For those who might wonder how good it must be to be king and absolute ruler of a great and powerful empire, the Field Museum is offering up a sumptuous answer starting Friday when it opens its major exhibit of the year, “Splendors of China’s Forbidden City.”
Few men have ever lived like Qianlong, who became emperor of China at age 25 in 1736. He was a tall, handsome, athletic, artistic and intellectual man and ruled with principled benevolence for the next 60 years.
He was rewarded with the best of everything that a society of 300 million people could produce: the biggest, handsomest gems; the most beautifully woven garments; the most skillfully crafted furniture, ceramics, weaponry; the greatest works of art.
Most of his more than 40 wives were chosen by periodically bringing the nation’s most beautiful teenage girls to the royal court for his perusal.
For its exhibit, the Field Museum has borrowed 422 objects from China’s national museum that were owned and used by Qianlong (pronounced cheeyen-loong) and his wives.
Most of the objects, many regarded among China’s greatest national treasures, have never before left the moated, fortified Forbidden City, the vast, old royal compound now a heavily guarded repository for nearly a million artifacts from 3,000 years of Chinese history.
The items were selected more than a year ago by the Field’s husband-and-wife Asian archeology team, Bennet Bronson and Chuimei Ho.
“The exhibition features objects that Qianlong or his immediate family are believed to have personally used, collected or commanded to be made,” Ho said.
The exhibit, which runs through Sept. 12, sets out to describe life in China at the zenith of the Manchu Dynasty as well as to tell Qianlong’s dramatic life story and those of his many wives, some of whom he detested, some he simply ignored, and a few he deeply loved.
“He was the fourth-born son of his father,” said Bronson, “but he so clearly impressed his emperor grandfather and his father with his intelligence and exceptional abilities at a young age that very early on he was chosen to be the emperor when his father passed away.”
As soon as he assumed the throne, Qianlong reorganized the government into an efficient and, for China, relatively uncorrupt bureaucracy that allowed him to reduce taxes and increase government services for all his subjects.
His highly polished, graceful desk and his personal writing implements furnish a re-created imperial office.

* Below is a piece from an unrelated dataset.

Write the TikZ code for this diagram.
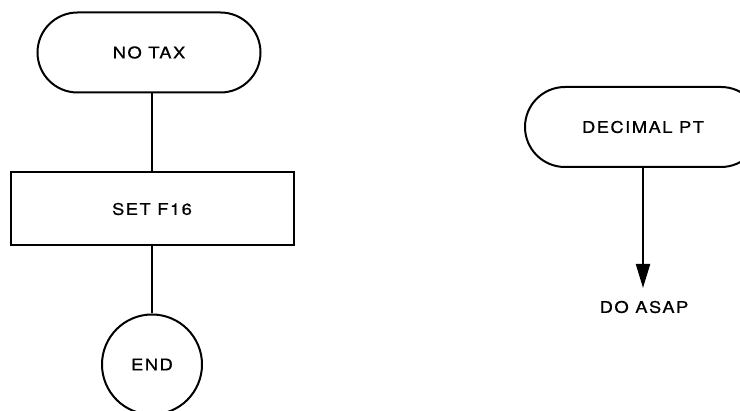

Qianlong’s political astuteness can be seen in an array of religious objects in the exhibit that he commissioned, some gem-encrusted gold and silver masterpieces. He celebrated the many forms of belief his people adhered to, from Buddhism, Confucianism and Shamanism to Islam and Christianity.
A writer who penned 46,000 poems and thousands of essays, Qianlong’s love of art is evident in nearly every object in the exhibit, among them a 4-foot high, 1-ton jade boulder sculpted to portray a 70th birthday party for a venerated poet in the year 845 on a mountainside.
The everyday lives of the emperor, his wives and children are seen in exquisitely bright silken robes so well preserved they look freshly tailored. A banquet table is laid out with his solid gold cutlery, forks and spoons. Delicate dishware tells the story of how his consorts were ranked, with certain colors assigned to each level.
The beginning of the exhibit is dominated by two striking portraits, one of Qianlong at the time of his inauguration, the other of Xiaoxian (pronounced sheeyoo-sheeyen), his beautiful first empress, whom he married eight years before his inauguration, when he was 17 and she was 15.
Though she died young, she was the love of his life. As an old man, 50 years after her death, he wrote a poem about visiting her tomb, some lines of which reveal his continuing grief:
“I wanted to drive past without stopping/ But pretending is no good either/ … What joy is longevity for me [alone]?”
Another wife whom he promoted to empress at his mother’s urging after Xiaoxian’s death had such a bitter falling out with him that he cut off all contact with her and, after her early death, buried her not as an empress, but as a second-rate consort.
One favorite wife was Rong Fei, a Muslim woman of reputed stunning beauty who came to him at age 27 after being captured by Chinese soldiers in a military campaign that left her husband dead.
Qianlong was thrilled when he learned of Rong Fei’s prowess as a hunter and equestrian, unheard of among Chinese women. He married her as a low-level consort but was so mesmerized that he soon began promoting her through the ranks.
One of the remarkable scroll paintings in the exhibit shows Qianlong shooting a stag while in full gallop on horseback, with a beautiful woman presumed to be Rong Fei stretching to hand him another arrow from her own horse.
The Field is charging a separate fee for the exhibit in addition to general admission, totaling $17 for adults, $14 for students and seniors and $8 for children.